The tidal wave of Portland’s willpower flowed through and past Nessa, and she gritted her teeth. Every time Portland showed her power, something like this happened. Nessa was glad that Portland wasn’t an enemy and wasn’t militarily oriented. If Portland was, well, luckily she wasn’t.
Nessa didn’t drop her preparations to save Lorenzi, in any case.
A single being – humanoid, non-human, glowing white and visibly indistinct, appeared in the air – right next to Nessa. Nessa blinked. Just as advertised, and quite disconcerting. An Angel.
Oh, a challenge? She couldn’t pass up a challenge. Nessa readied herself, but waited. She wanted to listen to Portland’s deviousness and find out why Portland had summoned in the Angel close enough for Nessa to kiss before she tried anything.
“Observer of Virtue, I have a question for you,” Portland said.
“Ask, then,” the Angel said in a kind and soothing voice. A projection, Nessa realized, just like the projections of the 99 Gods. The projection had a different aura than Lorenzi’s projections and one of the 99 Gods projections, but a projection nevertheless. She wondered if she could con the Angel into doing a scry so they could compare Angelic magic to the others and decided she needed to know much more about the Angels, first. For one thing, they might not be able to scry. She had a hunch otherwise, though.
“Why has the Angelic Host declared John Lorenzi a danger?” Portland said.
John and Dana had paled to paper white and Alt’s crew nearly shat their britches. Ken, on the other hand, had eyes only for her, and he had a telekinetic protective shell poised to spring into existence around the both of them. He trusted her preparations.
“The projects he generates, not his personal actions, are the danger to the 99 Gods,” Observer of Virtue said.

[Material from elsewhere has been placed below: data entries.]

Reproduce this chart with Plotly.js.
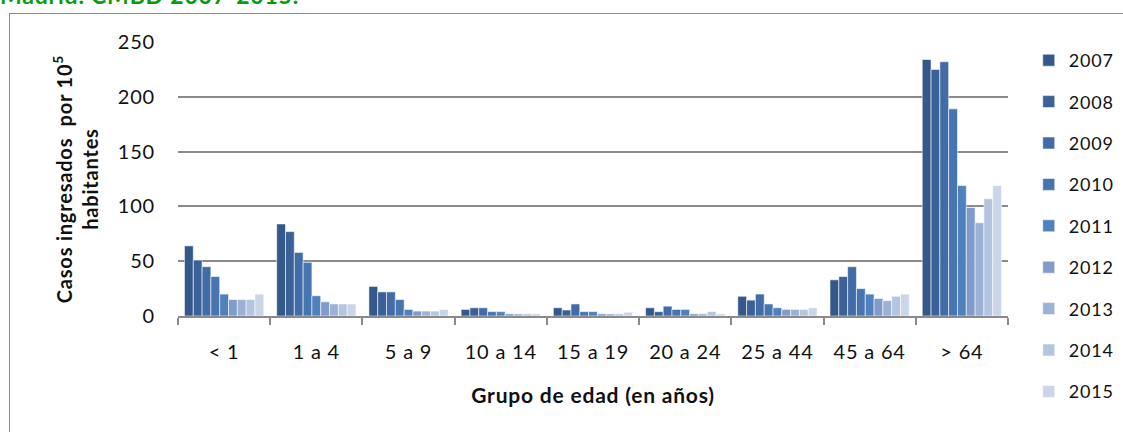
<!DOCTYPE html>
<html>
<head>
<meta charset="utf-8">
<script src="https://cdn.plot.ly/plotly-3.0.1.min.js"></script>
<style>
  body { margin: 0; background: #fff; overflow: hidden; }
  #frame { position: absolute; left: 9px; top: 13px; width: 1300px; height: 600px;
           border-left: 1.5px solid #8a8a8a; border-top: 1.5px solid #8a8a8a; }
  #chart { position: absolute; left: 0; top: 0; width: 1123px; height: 432px; }
  #chart text { letter-spacing: 0.8px; }
</style>
</head>
<body>
<div id="frame"></div>
<div id="chart"></div>
<script>
// Hospital admissions per 10^5 inhabitants by age group, CMBD 2007-2015
const ageGroups = ['< 1', '1 a 4', '5 a 9', '10 a 14', '15 a 19', '20 a 24', '25 a 44', '45 a 64', '> 64'];
const years = ['2007', '2008', '2009', '2010', '2011', '2012', '2013', '2014', '2015'];

const v2007 = [64, 84, 27, 6, 7.5, 7.5, 18, 33, 234];
const v2008 = [51, 77, 22, 7.5, 5.5, 4, 14.5, 36, 225];
const v2009 = [45, 58, 22, 7.5, 11, 9, 20, 45, 232];
const v2010 = [36, 49, 15, 4, 4, 6, 11, 25, 189];
const v2011 = [20, 18.5, 6, 4, 4, 6, 7.5, 20, 119];
const v2012 = [15, 13, 4.5, 2, 2, 2, 6, 16, 99];
const v2013 = [15, 11, 4.5, 2, 2, 2, 6, 14, 85];
const v2014 = [15, 11, 4.5, 2, 2, 4, 6, 18, 107];
const v2015 = [20, 11, 6, 2, 3.5, 2, 7.5, 20, 119];

const seriesValues = [v2007, v2008, v2009, v2010, v2011, v2012, v2013, v2014, v2015];
const yearColors = ['#34588a', '#3a6298', '#416ca7', '#4775b2', '#4f81bd', '#7f9ccb', '#9cb1d6', '#b4c5e1', '#cbd5e8'];

const FONT = 'Lato, "Open Sans", sans-serif';

const traces = years.map((yr, i) => ({
    type: 'bar',
    name: yr,
    x: ageGroups,
    y: seriesValues[i],
    legendgroup: yr,
    marker: { color: yearColors[i], line: { color: 'rgba(255,255,255,0.7)', width: 0.8 } },
    hoverinfo: 'x+y+name'
}));

const layout = {
    width: 1123,
    height: 432,
    paper_bgcolor: 'rgba(0,0,0,0)',
    plot_bgcolor: '#fff',
    margin: { l: 178, r: 115, t: 42, b: 116, autoexpand: false },
    // title is cut by the top edge, as in the source image
    title: {
        text: 'Madrid. CMBD 2007-2015.',
        font: { family: FONT, size: 23, color: '#0a9a0a', weight: 'bold' },
        x: 0.0, xref: 'container', xanchor: 'left',
        y: 0.99, yref: 'container', yanchor: 'bottom'
    },
    barmode: 'group',
    bargap: 0.14,
    bargroupgap: 0,
    font: { family: FONT, size: 20, color: '#111' },
    xaxis: {
        type: 'category',
        showline: true,
        linecolor: '#8a8a8a',
        linewidth: 2,
        ticks: 'outside',
        tickson: 'boundaries',
        ticklen: 7,
        tickwidth: 2,
        tickcolor: '#8a8a8a',
        ticklabelstandoff: 17,
        showgrid: false,
        tickfont: { family: FONT, size: 20 },
        title: {
            text: 'Grupo de edad (en años)',
            font: { family: FONT, size: 21, weight: 'bold' },
            standoff: 26
        }
    },
    yaxis: {
        range: [0, 250],
        dtick: 50,
        showline: false,
        showgrid: true,
        gridcolor: '#8a8a8a',
        gridwidth: 1.5,
        zeroline: false,
        ticks: '',
        ticklabelstandoff: 22,
        tickfont: { family: FONT, size: 20 },
        title: {
            text: 'Casos ingresados  por 10<sup>5</sup><br>habitantes',
            font: { family: FONT, size: 20, weight: 'bold' },
            standoff: 16
        }
    },
    legend: {
        x: 1.025, xanchor: 'left',
        y: 1.0, yanchor: 'top',
        traceorder: 'grouped',
        tracegroupgap: 15,
        maxheight: 430,
        font: { family: FONT, size: 18, color: '#111' },
        bgcolor: 'rgba(0,0,0,0)'
    },
    showlegend: true
};

Plotly.newPlot('chart', traces, layout, { displayModeBar: false });
</script>
</body>
</html>
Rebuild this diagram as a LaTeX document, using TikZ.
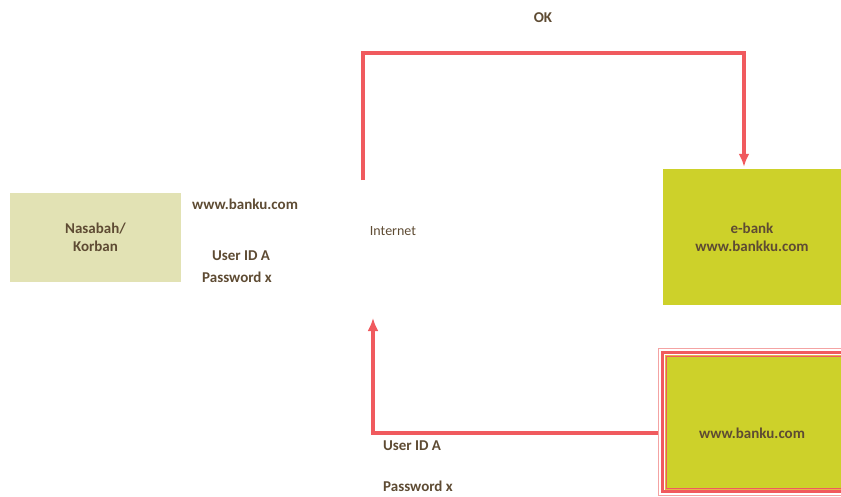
\documentclass[tikz,border=0pt]{standalone}
\usepackage{fontspec}
\setmainfont{Carlito}
\usetikzlibrary{positioning,arrows.meta}
\definecolor{txtbrown}{HTML}{5E4B33}
\definecolor{linkred}{HTML}{F05A5E}
\definecolor{lightred}{HTML}{F4A3A3}
\definecolor{paleolive}{HTML}{E2E2B4}
\definecolor{olive}{HTML}{CDD12A}
\definecolor{framegold}{HTML}{E9B24A}
\tikzset{
	lbl/.style={text=txtbrown,font=\fontsize{15}{18}\selectfont\bfseries,align=center,inner sep=0pt},
	box/.style={lbl,anchor=center,inner sep=0pt},
	link/.style={linkred,line width=3.3pt,-{Latex[length=13pt,width=11pt]}},
}
\begin{document}
\begin{tikzpicture}[x=1pt,y=-1pt]
	\useasboundingbox (0,0) rectangle (841,496);
	\node[box,fill=paleolive,minimum width=171pt,minimum height=89pt] (nasabah) at (95.5,237.5) {Nasabah/\\Korban};
	\node[box,fill=olive,minimum width=178pt,minimum height=136pt] (ebank) at (752,237) {e-bank\\www.bankku.com};
	\node[box,draw=lightred,line width=1pt,minimum width=191.5pt,minimum height=147pt] (site) at (754.25,422) {};
	\fill[olive] ([shift={(9pt,-9pt)}]site.north west) rectangle ([shift={(-9pt,8pt)}]site.south east);
	\draw[linkred,line width=3pt] ([shift={(4.5pt,-4.5pt)}]site.north west) rectangle ([shift={(-4.5pt,4.5pt)}]site.south east);
	\draw[framegold,line width=1pt] ([shift={(7pt,-7pt)}]site.north west) rectangle ([shift={(-7pt,7pt)}]site.south east);
	\draw[linkred,line width=1pt] ([shift={(8.5pt,-8.5pt)}]site.north west) rectangle ([shift={(-8.5pt,8pt)}]site.south east);
	\node[lbl] (sitename) at (752,433) {www.banku.com};
	\node[lbl] (url) at (245,204) {www.banku.com};
	\node[lbl] (userA) at (241,256) {User ID A};
	\node[lbl] (passA) at (237,277) {Password x};
	\node[lbl,font=\fontsize{14}{17}\selectfont] (internet) at (393,231) {Internet};
	\node[lbl] (ok) at (543,18) {OK};
	\node[lbl] (userB) at (412,446) {User ID A};
	\node[lbl] (passB) at (418,486) {Password x};
	\coordinate (inettop) at (363,180);
	\coordinate (okturn) at (744,53);
	\coordinate (inetbot) at (373,318);
	\draw[link,shorten >=2pt] (inettop) |- (okturn) -- (okturn |- ebank.north);
	\draw[link] ([yshift=-11pt]site.west) -| (inetbot);
\end{tikzpicture}
\end{document}
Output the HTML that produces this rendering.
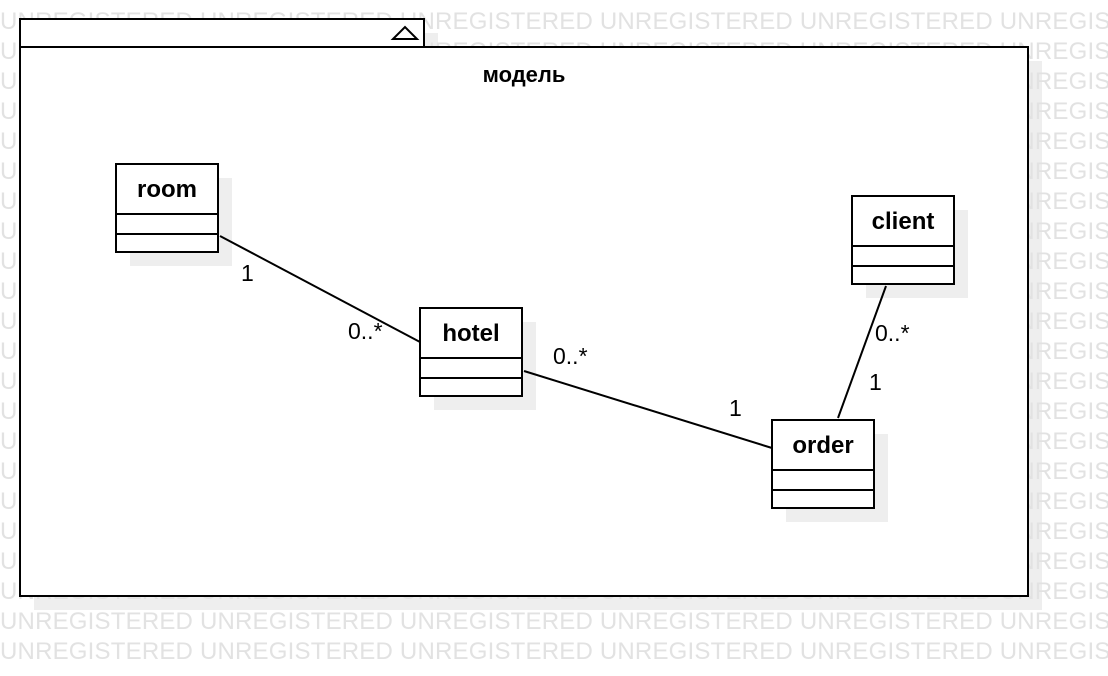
<!DOCTYPE html>
<html><head><meta charset="utf-8"><style>html,body{margin:0;padding:0;background:#fff}svg{display:block}</style></head>
<body>
<svg width="1108" height="676" xmlns="http://www.w3.org/2000/svg" font-family="Liberation Sans, sans-serif">
<g fill="#eeeeee">
<rect x="34" y="61" width="1008" height="549"/>
<rect x="34" y="33" width="404" height="28"/>
</g>
<g fill="#e2e2e2" font-size="24" letter-spacing="0.2">
<text x="0" y="29">UNREGISTERED UNREGISTERED UNREGISTERED UNREGISTERED UNREGISTERED UNREGISTERED</text>
<text x="0" y="59">UNREGISTERED UNREGISTERED UNREGISTERED UNREGISTERED UNREGISTERED UNREGISTERED</text>
<text x="0" y="89">UNREGISTERED UNREGISTERED UNREGISTERED UNREGISTERED UNREGISTERED UNREGISTERED</text>
<text x="0" y="119">UNREGISTERED UNREGISTERED UNREGISTERED UNREGISTERED UNREGISTERED UNREGISTERED</text>
<text x="0" y="149">UNREGISTERED UNREGISTERED UNREGISTERED UNREGISTERED UNREGISTERED UNREGISTERED</text>
<text x="0" y="179">UNREGISTERED UNREGISTERED UNREGISTERED UNREGISTERED UNREGISTERED UNREGISTERED</text>
<text x="0" y="209">UNREGISTERED UNREGISTERED UNREGISTERED UNREGISTERED UNREGISTERED UNREGISTERED</text>
<text x="0" y="239">UNREGISTERED UNREGISTERED UNREGISTERED UNREGISTERED UNREGISTERED UNREGISTERED</text>
<text x="0" y="269">UNREGISTERED UNREGISTERED UNREGISTERED UNREGISTERED UNREGISTERED UNREGISTERED</text>
<text x="0" y="299">UNREGISTERED UNREGISTERED UNREGISTERED UNREGISTERED UNREGISTERED UNREGISTERED</text>
<text x="0" y="329">UNREGISTERED UNREGISTERED UNREGISTERED UNREGISTERED UNREGISTERED UNREGISTERED</text>
<text x="0" y="359">UNREGISTERED UNREGISTERED UNREGISTERED UNREGISTERED UNREGISTERED UNREGISTERED</text>
<text x="0" y="389">UNREGISTERED UNREGISTERED UNREGISTERED UNREGISTERED UNREGISTERED UNREGISTERED</text>
<text x="0" y="419">UNREGISTERED UNREGISTERED UNREGISTERED UNREGISTERED UNREGISTERED UNREGISTERED</text>
<text x="0" y="449">UNREGISTERED UNREGISTERED UNREGISTERED UNREGISTERED UNREGISTERED UNREGISTERED</text>
<text x="0" y="479">UNREGISTERED UNREGISTERED UNREGISTERED UNREGISTERED UNREGISTERED UNREGISTERED</text>
<text x="0" y="509">UNREGISTERED UNREGISTERED UNREGISTERED UNREGISTERED UNREGISTERED UNREGISTERED</text>
<text x="0" y="539">UNREGISTERED UNREGISTERED UNREGISTERED UNREGISTERED UNREGISTERED UNREGISTERED</text>
<text x="0" y="569">UNREGISTERED UNREGISTERED UNREGISTERED UNREGISTERED UNREGISTERED UNREGISTERED</text>
<text x="0" y="599">UNREGISTERED UNREGISTERED UNREGISTERED UNREGISTERED UNREGISTERED UNREGISTERED</text>
<text x="0" y="629">UNREGISTERED UNREGISTERED UNREGISTERED UNREGISTERED UNREGISTERED UNREGISTERED</text>
<text x="0" y="659">UNREGISTERED UNREGISTERED UNREGISTERED UNREGISTERED UNREGISTERED UNREGISTERED</text>
</g>
<g stroke="#000" stroke-width="2" fill="#fff">
<rect x="20" y="19" width="404" height="28"/>
<rect x="20" y="47" width="1008" height="549"/>
</g>
<polygon points="393,39 405,27 417,39" fill="none" stroke="#000" stroke-width="2"/>
<text x="524" y="82" font-size="22" font-weight="bold" text-anchor="middle" font-family="Liberation Sans, DejaVu Sans, sans-serif">модель</text>
<g fill="#eeeeee">
<rect x="130" y="178" width="102" height="88"/>
<rect x="434" y="322" width="102" height="88"/>
<rect x="866" y="210" width="102" height="88"/>
<rect x="786" y="434" width="102" height="88"/>
</g>
<g stroke="#000" stroke-width="2">
<line x1="220" y1="236" x2="420" y2="342"/>
<line x1="524" y1="371" x2="772" y2="448"/>
<line x1="886" y1="286" x2="838" y2="418"/>
</g>
<g stroke="#000" stroke-width="2" fill="#fff">
<rect x="116" y="164" width="102" height="88"/><line x1="116" y1="214" x2="218" y2="214"/><line x1="116" y1="234" x2="218" y2="234"/>
<rect x="420" y="308" width="102" height="88"/><line x1="420" y1="358" x2="522" y2="358"/><line x1="420" y1="378" x2="522" y2="378"/>
<rect x="852" y="196" width="102" height="88"/><line x1="852" y1="246" x2="954" y2="246"/><line x1="852" y1="266" x2="954" y2="266"/>
<rect x="772" y="420" width="102" height="88"/><line x1="772" y1="470" x2="874" y2="470"/><line x1="772" y1="490" x2="874" y2="490"/>
</g>
<g font-size="24" font-weight="bold" text-anchor="middle">
<text x="167" y="197">room</text>
<text x="471" y="341">hotel</text>
<text x="903" y="229">client</text>
<text x="823" y="453">order</text>
</g>
<g font-size="23">
<text x="241" y="281">1</text>
<text x="348" y="339">0..*</text>
<text x="553" y="364">0..*</text>
<text x="729" y="416">1</text>
<text x="875" y="341">0..*</text>
<text x="869" y="390">1</text>
</g>
</svg>
</body></html>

“Could you elaborate, please?” Portland
said. “The danger is to more than the 99 Gods, isn’t it?”
“You are correct. Even We are in danger, which is unacceptable. You choose to support him, still?”
“Until you prove this danger is more than a possibility or supposition, yes,” Portland said.
Observer of Virtue puffed up in angelic importance. “Since you have chosen of your own free will to support him, you, Portland, are no longer in the Sight of the Angelic Host. You may make amends by rescinding your support of him.” Ooh, strong arm tactics. These were the nasty Angels, eh?
“What you’re saying doesn’t make any sense, Observer,” Portland said. She continued with a mixture of apology and umpire-arguing. Nessa decided she had heard enough and gently stuck a mental probe into the Angel’s mind. Time to learn more!
Wow, Nessa thought. Angel. God. Wow. There He was. Neato!